Ashwin Raguraman: Investors are keen to fund Indian firms

Updated on 31 October 2012

Could you kindly share some of the key points that IIF looks in a firm before investing in them?
Our mandate is to invest in early stage companies that have a strong innovation component and have intellectual property. In the life sciences sector, this translates most often into pre-revenue companies that are at advanced stages of product or technology development. Given this stage of the company, a key criteria we consider is the uniqueness of the technology and its proposition as a solution to a problem.

We invest on companies that have technologies which could be game-changers. This automatically translates into a determination of the market size and scalability of the company. Given the stage of the company, another key parameter is the quality of the team. In my opinion, our portfolio companies have teams that are world class. While their technical expertise is proven, the jury still tries to determine their ability to execute a commercially successful venture starting with a unique technology solution. This is where our ability to evaluate the team is important.

What are the recent developments made by the IIF?
IIF became operational exactly two-and-a-half years back. We are now closing in on our 7th investment. Four of these have happened during this calendar year. The early set of companies that we invested in, including Mitra Biotech, are now at a stage where they are raising further capital either through follow-on rounds from us or our co-investors, or through external sources. While we will continue investing, our focus is now shifting towards supporting our existing portfolio companies.

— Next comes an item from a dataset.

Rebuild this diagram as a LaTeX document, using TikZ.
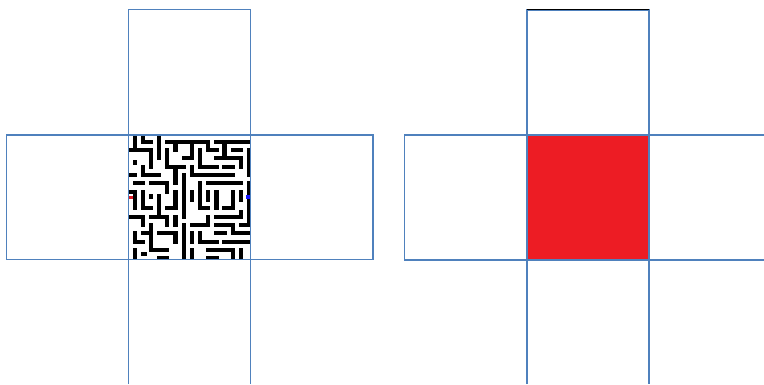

India has seen a number of start-up companies in the life sciences and healthcare sectors in the past five-to-six. What are your comments on this upsurge?
I agree that there has been an upsurge in the life sciences and healthcare sectors, but I think this upsurge is also visible in other sectors such as ICT. Furthermore, it is not just the quantity of start-ups, but encouragingly a qualitative improvement in the start-ups and the maturity of their offerings that are emerging in these sectors. The reasons are common across these sectors. There is an entire generation of individuals who went to the West to study and work and have returned n large numbers to India in the last five years, armed with a global outlook, practices and ideas. Many of these have ventured into entrepreneurship as the opportunities offered by the large firms often don't measure up to their competence.

There is also a new breed of entrepreneurs, who are emerging from large corporates, with a deep domain understanding. These entrepreneurs understand gaps in solution offerings, and are looking to offer niche solutions to the problems or are looking to address the issues. Another category, yet emerging, is a set of academics, who are converting years of research into business applications and building firms around them. This upsurge is encouraging and with the right enablers, can lead to a whole new breed of companies that will emerge from India.

What is the role of IIF in helping start-ups other than providing monitory benefits?
IIF, as a fund has a strategic set of promoters such as NASSCOM and the IKP Trust and investors that include corporates who are leaders in areas of investment, like TCS and Airtel. Furthermore, this is the first fund that the Government of India has invested in through the Department of Science and Technology. We use our investors, promoters and their networks to advise our portfolio companies and provide them market access. We have also led investment rounds, where we have syndicated co-investors, thereby bringing additional capital to these start-ups.